Over the past week or so, I've been working to get Libreboot running on
the latest ARM Chromebook: the C201, manufactured by Asus (codename
veyron_speedy). The laptop is running with a RK3288 SoC and ships with
Google's version of Coreboot preinstalled. It should require no
proprietary code nor any proprietary firmware load or microcode update
to boot, thus it would be a good fit for Libreboot, as a fully free
distribution of Coreboot.

In addition to that, the device's embedded controller (that handles
aspects of power management as well as the keyboard and a few other
things) is a microcontroller that is also running free software: the
free embedded controller firmware from Google.

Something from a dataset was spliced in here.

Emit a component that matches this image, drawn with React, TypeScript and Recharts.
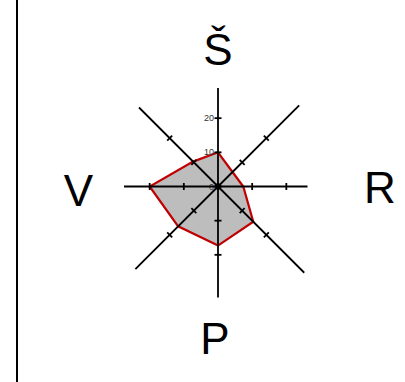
import { RadarChart, Radar, PolarAngleAxis, PolarRadiusAxis } from 'recharts'

// eight directions, clockwise from the top
const directions = ['Š', 'Š-R', 'R', 'R-P', 'P', 'P-V', 'V', 'V-Š']
const directionLabels = ['Š', '', 'R', '', 'P', '', 'V', '']
const values = [10, 6, 7.4, 14.6, 17.3, 16.5, 20, 10.3]

// every spoke is its own radius axis, each a different length
const axisAngles = [90, 45, 0, -45, -90, -135, 180, 135]
const axisEnds = [28.8, 33.6, 26.2, 35.7, 32.5, 34.2, 27.5, 32.7]
const radiusTicks = [0, 10, 20]
const radiusDomain = [0, 36]

const data = directions.map((name, i) => ({ name, value: values[i] }))

const FONT = '"Liberation Sans", Arial, sans-serif'

// small nudges so the big letters sit where the original has them
const labelOffsets: Record<string, [number, number]> = {
  'Š': [0, 9.5],
  R: [15, 16.5],
  P: [-3, 36.5],
  V: [6, 19.5],
}

function makeRadiusTick(angle: number, showLabels: boolean) {
  return (props: any) => {
    const { x, y, payload } = props
    if (!radiusTicks.includes(payload.value)) return <g />
    const rad = (angle * Math.PI) / 180
    const px = Math.sin(rad) * 3.5
    const py = Math.cos(rad) * 3.5
    return (
      <g>
        <line x1={x - px} y1={y - py} x2={x + px} y2={y + py} stroke="#000" strokeWidth={1.8} />
        {showLabels && (
          <text
            x={x - 4}
            y={y}
            textAnchor="end"
            dominantBaseline="central"
            fontSize={9}
            fontFamily={FONT}
            fill="#333"
          >
            {payload.value}
          </text>
        )}
      </g>
    )
  }
}

function AngleTick(props: any) {
  const { x, y, index, textAnchor } = props
  const label = directionLabels[index]
  if (!label) return <g />
  const [dx, dy] = labelOffsets[label] || [0, 0]
  return (
    <text x={x + dx} y={y + dy} textAnchor={textAnchor} fontSize={44} fontFamily={FONT} fill="#000">
      {label}
    </text>
  )
}

export default function App() {
  return (
    <div style={{ position: 'absolute', left: 0, top: 0, width: 405, height: 382, background: '#fff' }}>
      <div style={{ position: 'absolute', left: 16, top: 0, width: 2, height: 382, background: '#000' }} />
      <div style={{ position: 'absolute', left: 0, top: 0 }}>
        <RadarChart width={405} height={382} data={data} cx={218} cy={186.5} outerRadius={123}>
          <Radar
            dataKey="value"
            fill="#bdbdbd"
            fillOpacity={1}
            stroke="#c00000"
            strokeWidth={2.2}
            dot={false}
            isAnimationActive={false}
          />
          {axisAngles.map((angle, i) => (
            <PolarRadiusAxis
              key={i}
              radiusAxisId={i}
              type="number"
              angle={angle}
              domain={radiusDomain}
              ticks={[...radiusTicks, axisEnds[i]]}
              allowDataOverflow
              stroke="#000"
              axisLine={{ stroke: '#000', strokeWidth: 1.8 }}
              tick={makeRadiusTick(angle, i === 0)}
            />
          ))}
          <PolarAngleAxis dataKey="name" axisLine={false} tickLine={false} tick={AngleTick} />
        </RadarChart>
      </div>
    </div>
  )
}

Aside from that, it has a soldered Wi-Fi/bluetooth BCM4354 chip (cannot
be removed) that has a free driver but requires to load a proprietary
firmware on the chip. However, it is easy to work around that issue and
not use that chip at all, e.g. using an ath9k_htc dongle on one of the
two USB ports.

The GPU is a Mali T764, on which Luc has been doing some early work to
have free software support for it. It is uncertain[0] how long it will
take to have an usable free replacement for it, but now that there is
that hardware available, free graphics for Mali T GPUs would mean having
a recent laptop running fully free software, down to the firmware level,
without losing any major hardware feature, something that has hardly
ever been achieved yet. Thus, I believe it is of the utmost importance
to back Luc up on this, even if big players like ARM are trying hard to
make Lima not happen and to make it difficult for Luc to keep going.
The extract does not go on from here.